Records provided:
★ ★ ★ ★ ★ ★ ★

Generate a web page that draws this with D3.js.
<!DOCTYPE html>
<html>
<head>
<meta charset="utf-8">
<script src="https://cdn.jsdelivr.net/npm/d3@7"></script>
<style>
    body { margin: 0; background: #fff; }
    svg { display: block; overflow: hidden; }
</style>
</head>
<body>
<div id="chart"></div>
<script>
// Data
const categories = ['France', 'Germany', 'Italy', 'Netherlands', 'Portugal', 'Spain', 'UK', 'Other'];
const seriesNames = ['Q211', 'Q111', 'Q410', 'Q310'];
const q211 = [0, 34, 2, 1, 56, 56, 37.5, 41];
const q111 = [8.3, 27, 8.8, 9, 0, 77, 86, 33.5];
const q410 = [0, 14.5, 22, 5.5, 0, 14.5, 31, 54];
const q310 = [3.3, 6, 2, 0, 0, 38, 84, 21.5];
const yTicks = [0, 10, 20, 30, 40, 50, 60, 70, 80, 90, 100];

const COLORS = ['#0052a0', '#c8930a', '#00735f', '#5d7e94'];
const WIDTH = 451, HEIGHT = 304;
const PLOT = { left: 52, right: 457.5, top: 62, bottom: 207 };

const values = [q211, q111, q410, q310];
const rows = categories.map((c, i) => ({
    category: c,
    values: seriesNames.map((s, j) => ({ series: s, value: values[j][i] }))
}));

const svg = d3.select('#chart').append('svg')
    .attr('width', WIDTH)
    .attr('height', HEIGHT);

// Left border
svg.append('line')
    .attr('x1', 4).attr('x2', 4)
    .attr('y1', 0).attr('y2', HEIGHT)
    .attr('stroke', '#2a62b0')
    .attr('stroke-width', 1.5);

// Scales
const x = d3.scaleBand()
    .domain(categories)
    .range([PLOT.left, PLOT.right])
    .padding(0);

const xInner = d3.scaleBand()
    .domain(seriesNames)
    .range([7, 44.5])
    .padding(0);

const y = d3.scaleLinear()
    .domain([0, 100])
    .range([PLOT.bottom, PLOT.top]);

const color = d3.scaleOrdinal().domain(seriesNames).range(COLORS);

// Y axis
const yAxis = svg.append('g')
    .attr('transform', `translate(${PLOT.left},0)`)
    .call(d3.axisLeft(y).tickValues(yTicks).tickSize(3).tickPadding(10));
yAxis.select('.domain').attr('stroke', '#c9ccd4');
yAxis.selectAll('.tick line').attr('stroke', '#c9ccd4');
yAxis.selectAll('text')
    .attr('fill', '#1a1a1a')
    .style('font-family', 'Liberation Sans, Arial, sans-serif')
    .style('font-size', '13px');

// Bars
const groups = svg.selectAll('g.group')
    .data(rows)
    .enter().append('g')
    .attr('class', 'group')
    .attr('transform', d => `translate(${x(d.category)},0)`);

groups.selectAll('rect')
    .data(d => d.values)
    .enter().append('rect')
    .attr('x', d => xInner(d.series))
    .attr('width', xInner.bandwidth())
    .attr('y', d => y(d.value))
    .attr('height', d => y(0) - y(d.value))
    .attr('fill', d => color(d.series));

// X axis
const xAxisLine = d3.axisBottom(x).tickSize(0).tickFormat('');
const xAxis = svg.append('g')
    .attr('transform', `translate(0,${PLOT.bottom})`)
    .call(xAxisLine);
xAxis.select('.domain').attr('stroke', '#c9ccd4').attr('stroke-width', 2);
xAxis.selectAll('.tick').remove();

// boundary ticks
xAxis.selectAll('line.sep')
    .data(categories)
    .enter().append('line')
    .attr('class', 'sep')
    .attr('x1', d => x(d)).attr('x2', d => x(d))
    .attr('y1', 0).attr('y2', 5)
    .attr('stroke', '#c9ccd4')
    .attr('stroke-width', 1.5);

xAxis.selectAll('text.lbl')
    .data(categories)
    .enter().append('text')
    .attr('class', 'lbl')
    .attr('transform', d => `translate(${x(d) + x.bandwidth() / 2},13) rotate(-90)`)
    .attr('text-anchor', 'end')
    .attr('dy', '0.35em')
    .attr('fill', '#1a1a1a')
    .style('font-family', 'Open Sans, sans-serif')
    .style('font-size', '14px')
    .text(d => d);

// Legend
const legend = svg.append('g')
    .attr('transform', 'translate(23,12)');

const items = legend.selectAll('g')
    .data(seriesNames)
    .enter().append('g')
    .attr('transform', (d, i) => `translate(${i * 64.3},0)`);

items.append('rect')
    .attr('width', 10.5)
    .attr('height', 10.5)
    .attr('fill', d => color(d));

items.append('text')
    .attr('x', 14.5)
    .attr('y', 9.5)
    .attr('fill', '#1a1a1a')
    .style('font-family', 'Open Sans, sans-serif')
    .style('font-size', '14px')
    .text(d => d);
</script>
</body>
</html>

★ ★ ★ ★ ★ ★ ★

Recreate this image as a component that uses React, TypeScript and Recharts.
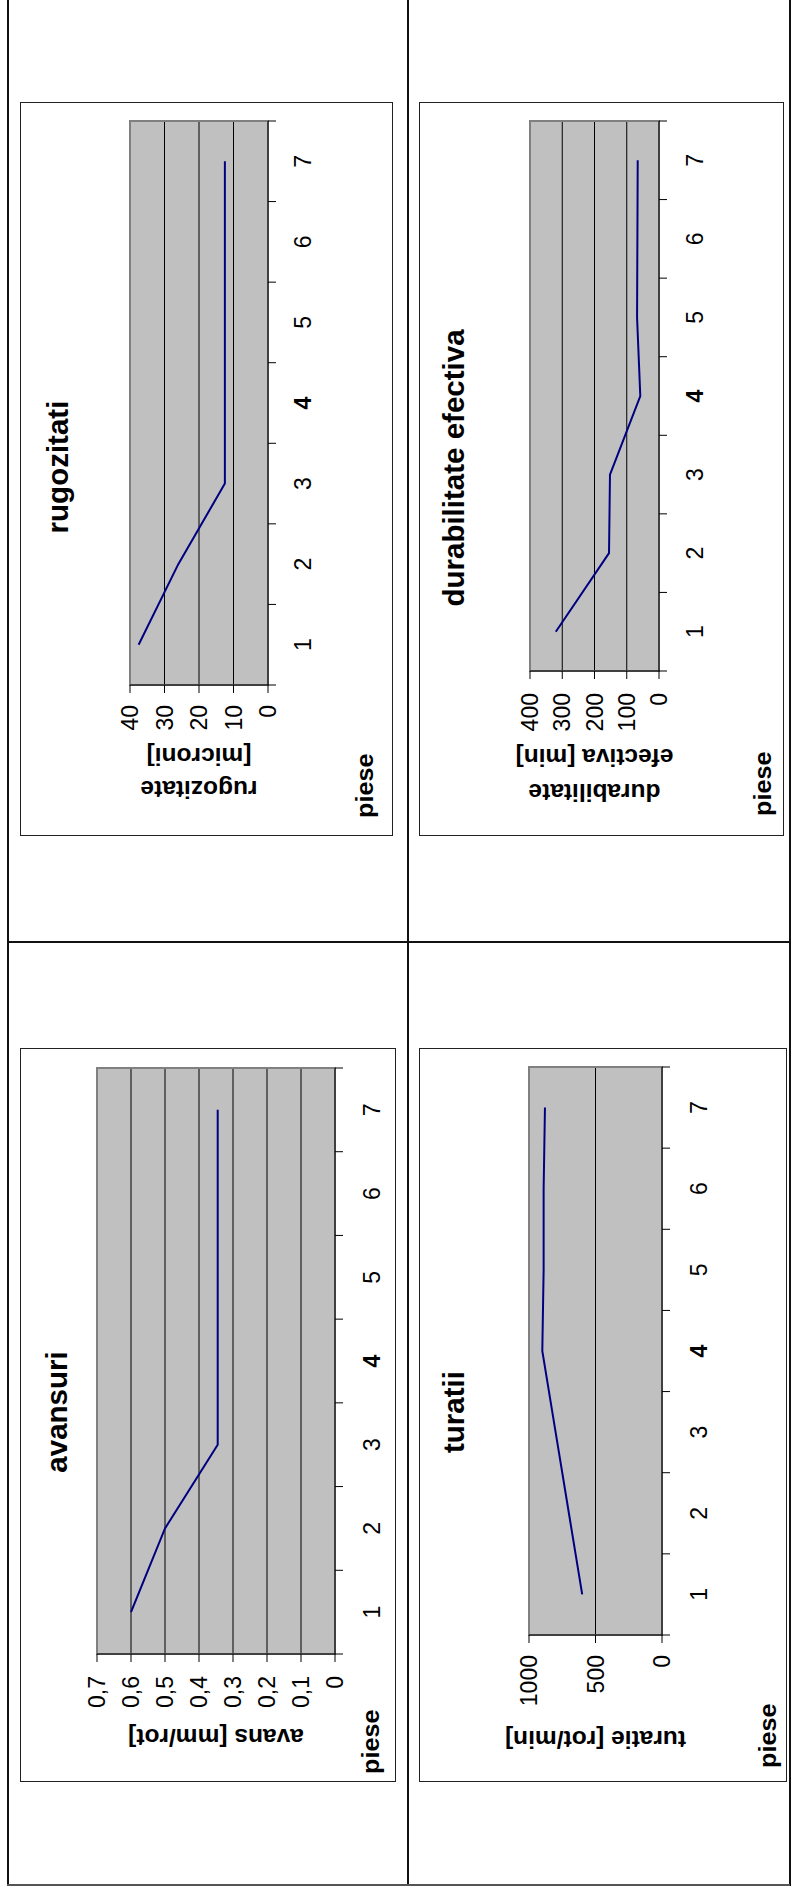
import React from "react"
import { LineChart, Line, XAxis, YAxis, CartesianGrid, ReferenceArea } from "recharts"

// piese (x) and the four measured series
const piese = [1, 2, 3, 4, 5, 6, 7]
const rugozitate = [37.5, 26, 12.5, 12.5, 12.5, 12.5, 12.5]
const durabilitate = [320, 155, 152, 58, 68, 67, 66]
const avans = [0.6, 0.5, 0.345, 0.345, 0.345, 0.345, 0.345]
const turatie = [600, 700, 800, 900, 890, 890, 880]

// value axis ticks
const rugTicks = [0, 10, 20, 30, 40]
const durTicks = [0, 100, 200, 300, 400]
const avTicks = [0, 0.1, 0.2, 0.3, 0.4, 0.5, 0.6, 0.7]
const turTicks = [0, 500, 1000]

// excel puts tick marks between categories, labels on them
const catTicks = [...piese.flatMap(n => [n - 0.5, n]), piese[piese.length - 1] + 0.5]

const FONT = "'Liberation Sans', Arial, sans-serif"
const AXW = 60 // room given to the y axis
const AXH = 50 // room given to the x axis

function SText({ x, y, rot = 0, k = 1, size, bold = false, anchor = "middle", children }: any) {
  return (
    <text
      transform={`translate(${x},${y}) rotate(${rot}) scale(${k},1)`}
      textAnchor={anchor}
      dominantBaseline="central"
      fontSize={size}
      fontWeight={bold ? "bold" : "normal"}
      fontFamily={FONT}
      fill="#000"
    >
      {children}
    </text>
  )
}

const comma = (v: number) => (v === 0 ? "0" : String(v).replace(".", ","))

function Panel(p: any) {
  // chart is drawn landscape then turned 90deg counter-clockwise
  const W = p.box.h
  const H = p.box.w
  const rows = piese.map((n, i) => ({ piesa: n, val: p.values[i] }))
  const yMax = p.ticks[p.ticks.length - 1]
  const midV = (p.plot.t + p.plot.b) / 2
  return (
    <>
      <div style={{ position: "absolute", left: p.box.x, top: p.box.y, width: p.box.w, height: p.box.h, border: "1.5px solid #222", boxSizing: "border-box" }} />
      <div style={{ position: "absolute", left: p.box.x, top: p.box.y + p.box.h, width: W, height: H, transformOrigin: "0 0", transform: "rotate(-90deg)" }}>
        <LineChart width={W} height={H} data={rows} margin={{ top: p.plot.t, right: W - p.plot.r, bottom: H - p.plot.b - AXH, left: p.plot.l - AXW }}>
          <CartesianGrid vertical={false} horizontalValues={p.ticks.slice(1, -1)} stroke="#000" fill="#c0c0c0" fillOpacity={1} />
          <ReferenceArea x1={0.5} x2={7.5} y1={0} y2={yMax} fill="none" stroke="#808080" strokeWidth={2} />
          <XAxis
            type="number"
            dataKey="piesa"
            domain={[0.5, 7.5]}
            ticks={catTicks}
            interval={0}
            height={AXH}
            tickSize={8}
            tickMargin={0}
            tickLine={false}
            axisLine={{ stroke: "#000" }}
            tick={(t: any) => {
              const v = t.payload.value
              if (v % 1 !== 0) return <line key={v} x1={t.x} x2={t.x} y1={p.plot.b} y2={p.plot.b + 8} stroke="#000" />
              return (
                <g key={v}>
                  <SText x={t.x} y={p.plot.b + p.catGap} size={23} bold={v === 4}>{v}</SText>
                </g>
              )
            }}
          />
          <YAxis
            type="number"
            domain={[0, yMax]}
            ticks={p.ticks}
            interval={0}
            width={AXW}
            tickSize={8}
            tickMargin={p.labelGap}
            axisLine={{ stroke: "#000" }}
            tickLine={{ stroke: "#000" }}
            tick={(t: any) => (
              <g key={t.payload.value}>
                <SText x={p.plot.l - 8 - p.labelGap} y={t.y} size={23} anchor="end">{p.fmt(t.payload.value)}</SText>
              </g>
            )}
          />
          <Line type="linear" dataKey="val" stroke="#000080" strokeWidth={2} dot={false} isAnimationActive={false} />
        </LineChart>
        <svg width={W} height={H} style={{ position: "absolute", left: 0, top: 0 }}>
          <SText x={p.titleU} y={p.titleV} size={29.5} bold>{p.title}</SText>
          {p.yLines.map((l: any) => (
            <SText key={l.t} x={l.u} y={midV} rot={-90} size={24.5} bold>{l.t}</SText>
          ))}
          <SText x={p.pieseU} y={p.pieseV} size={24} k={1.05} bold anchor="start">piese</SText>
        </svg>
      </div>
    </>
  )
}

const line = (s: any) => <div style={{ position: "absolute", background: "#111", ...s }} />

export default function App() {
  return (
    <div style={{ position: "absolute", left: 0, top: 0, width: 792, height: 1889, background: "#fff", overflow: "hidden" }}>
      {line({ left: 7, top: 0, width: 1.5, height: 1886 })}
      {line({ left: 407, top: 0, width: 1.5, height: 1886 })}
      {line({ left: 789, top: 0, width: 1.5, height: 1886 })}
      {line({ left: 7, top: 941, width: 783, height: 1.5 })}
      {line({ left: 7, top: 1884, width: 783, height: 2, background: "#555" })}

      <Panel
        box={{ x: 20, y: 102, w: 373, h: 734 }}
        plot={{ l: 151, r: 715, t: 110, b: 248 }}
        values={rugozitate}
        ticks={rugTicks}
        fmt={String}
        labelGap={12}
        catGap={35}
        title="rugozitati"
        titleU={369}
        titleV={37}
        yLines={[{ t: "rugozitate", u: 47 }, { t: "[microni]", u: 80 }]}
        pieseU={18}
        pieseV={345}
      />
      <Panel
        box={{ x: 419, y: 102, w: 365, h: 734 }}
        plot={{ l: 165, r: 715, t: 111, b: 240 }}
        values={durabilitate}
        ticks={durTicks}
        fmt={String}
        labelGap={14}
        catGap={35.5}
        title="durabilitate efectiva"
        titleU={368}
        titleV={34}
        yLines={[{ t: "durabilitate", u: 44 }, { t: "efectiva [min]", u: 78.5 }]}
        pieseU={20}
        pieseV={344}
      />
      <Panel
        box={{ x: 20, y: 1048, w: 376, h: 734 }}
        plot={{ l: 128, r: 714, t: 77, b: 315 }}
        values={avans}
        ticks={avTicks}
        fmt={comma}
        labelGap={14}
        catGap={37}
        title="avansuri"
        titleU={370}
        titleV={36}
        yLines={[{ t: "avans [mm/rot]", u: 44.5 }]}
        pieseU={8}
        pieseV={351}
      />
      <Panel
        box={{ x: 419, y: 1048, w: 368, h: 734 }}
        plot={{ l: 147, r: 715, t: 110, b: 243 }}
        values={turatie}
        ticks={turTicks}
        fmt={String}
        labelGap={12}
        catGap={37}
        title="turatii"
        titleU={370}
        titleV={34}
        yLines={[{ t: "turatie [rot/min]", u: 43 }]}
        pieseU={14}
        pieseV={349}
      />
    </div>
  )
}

★ ★ ★ ★ ★ ★ ★

Every line from the one containing "Recreate this image" through the one containing "const comma = (v: number)" should be quoted exactly, and no other lines; keep pictures out of the copy.

Recreate this image as a component that uses React, TypeScript and Recharts.
import React from "react"
import { LineChart, Line, XAxis, YAxis, CartesianGrid, ReferenceArea } from "recharts"

// piese (x) and the four measured series
const piese = [1, 2, 3, 4, 5, 6, 7]
const rugozitate = [37.5, 26, 12.5, 12.5, 12.5, 12.5, 12.5]
const durabilitate = [320, 155, 152, 58, 68, 67, 66]
const avans = [0.6, 0.5, 0.345, 0.345, 0.345, 0.345, 0.345]
const turatie = [600, 700, 800, 900, 890, 890, 880]

// value axis ticks
const rugTicks = [0, 10, 20, 30, 40]
const durTicks = [0, 100, 200, 300, 400]
const avTicks = [0, 0.1, 0.2, 0.3, 0.4, 0.5, 0.6, 0.7]
const turTicks = [0, 500, 1000]

// excel puts tick marks between categories, labels on them
const catTicks = [...piese.flatMap(n => [n - 0.5, n]), piese[piese.length - 1] + 0.5]

const FONT = "'Liberation Sans', Arial, sans-serif"
const AXW = 60 // room given to the y axis
const AXH = 50 // room given to the x axis

function SText({ x, y, rot = 0, k = 1, size, bold = false, anchor = "middle", children }: any) {
  return (
    <text
      transform={`translate(${x},${y}) rotate(${rot}) scale(${k},1)`}
      textAnchor={anchor}
      dominantBaseline="central"
      fontSize={size}
      fontWeight={bold ? "bold" : "normal"}
      fontFamily={FONT}
      fill="#000"
    >
      {children}
    </text>
  )
}

const comma = (v: number) => (v === 0 ? "0" : String(v).replace(".", ","))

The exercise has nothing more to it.